Reading the Immune System’s Memory with PhIP-Seq
Before you read: I use LLMs to help me proofread and edit my writing. What follows reflects my own thoughts and experiences — read on if you feel it’s worth your time. More on AI usage.
When people ask me what I work on, I usually pause. Not because I don’t know—but because the honest answer involves words that don’t belong in everyday conversation. One of those words is PhIP-Seq.
So here’s the plain-language version.
At its core, my work is about understanding what the immune system remembers—and how that memory changes under different conditions. PhIP-Seq is the tool that lets us read that memory in remarkable detail.
The Immune System as a Living Archive
Every infection you’ve ever had leaves a trace.
When your body encounters a virus or bacterium, it creates antibodies that recognize specific pieces of that microbe. Many of those antibodies stick around long after the infection is gone. Over time, your blood becomes a kind of biological archive—a record of past encounters.
PhIP-Seq allows us to read that archive.
Instead of testing for one virus at a time, PhIP-Seq can measure antibody responses to thousands of viral and microbial proteins at once, using a single blood sample. It does this by presenting the immune system with a massive library of tiny protein fragments and seeing which ones antibodies latch onto.
The result is a detailed snapshot of immune history and activity.
Astronauts in Space: Tracking Immune Stability Beyond Earth
One of my current projects uses PhIP-Seq to study 11 NASA astronauts across 7 different time points, spanning:
- Before spaceflight
- During spaceflight
- After returning to Earth
Spaceflight puts the human body under conditions it never evolved for—microgravity, increased radiation exposure, disrupted sleep, and prolonged stress. All of these can affect the immune system.
Using PhIP-Seq, we can follow antibody responses over time and ask:
- Does immune memory remain stable in space?
- Do certain antiviral responses weaken or strengthen?
- Are there lasting immune changes after returning to Earth?
Instead of relying on isolated measurements, this approach lets us see patterns over time, providing a deeper view of how the immune system adapts in extreme environments.

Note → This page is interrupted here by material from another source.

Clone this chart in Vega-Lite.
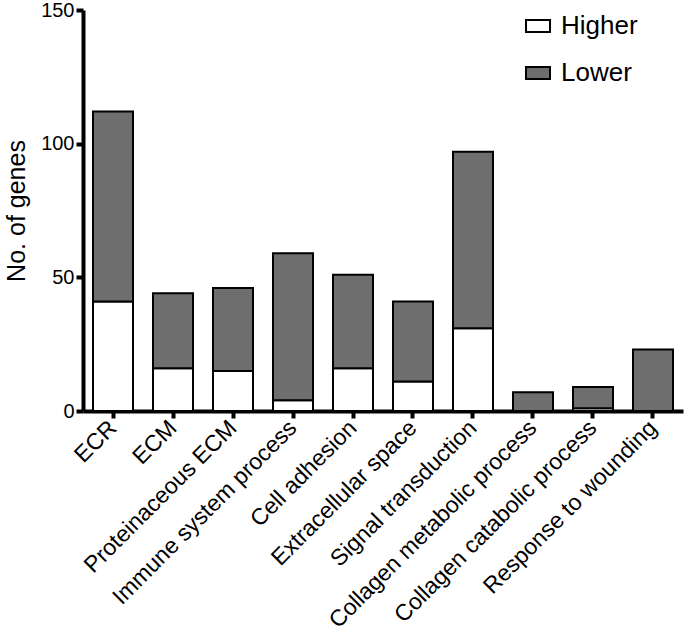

HIV and the Gut: When Microbes Cross the Line
Another project focuses on people living with HIV, and this one looks beyond viruses alone.
In healthy individuals, the gut forms a strong barrier between the body and the trillions of microbes living inside it. In HIV, that barrier can become compromised. Microbial components from the gut—sometimes entire microbes or fragments of them—can leak into the bloodstream, a process known as microbial translocation.
This constant immune exposure can drive chronic inflammation.
Using PhIP-Seq, we study antibody responses to microbes that are normally confined to the gut. By comparing HIV-positive and HIV-negative individuals, we can detect:
- Differences in immune responses to gut-associated microbes
- Evidence of long-term immune stimulation from translocated microbiome components
- Distinct immune “signatures” associated with barrier disruption
Rather than measuring inflammation indirectly, PhIP-Seq allows us to see what the immune system is actually reacting to, offering a clearer picture of how gut health and immune health are linked.
Enteroviruses and Children: Seasonal Immune Shifts
A third project focuses on enteroviruses, a large family of viruses that tend to circulate seasonally and disproportionately affect children.
One member of this family, Enterovirus D68 (EV-D68), has drawn particular attention in recent years because of its association with severe respiratory illness and, in rare cases, neurological complications in children.
In this project, we use PhIP-Seq to compare antibody responses:
- Before enterovirus seasons
- After seasonal circulation peaks
This lets us observe:
- How children’s immune systems respond to seasonal exposure
- Which antibody responses increase following outbreaks
- How broadly the immune system reacts across related enteroviruses
By looking at these changes over time, we can better understand population-level immune responses and how exposure during childhood shapes long-term immunity.
Why This Work Matters to Me
What ties all of these projects together—astronauts, HIV, and childhood viral infections—is the idea that the immune system is constantly learning and adapting.
PhIP-Seq gives us a way to read that learning process:
- Across time
- Across environments
- Across health and disease
A small vial of blood can tell a surprisingly rich story—about where the immune system has been, what it has fought, and how it continues to respond.
That’s the story I spend my days trying to understand.
The banner image shows a 3D-printed model of HIV, highlighting the surface protein gp120. An antibody, shown in green and blue, is bound at the top, illustrating how antibodies can attach to viruses and help block or limit infection of host cells.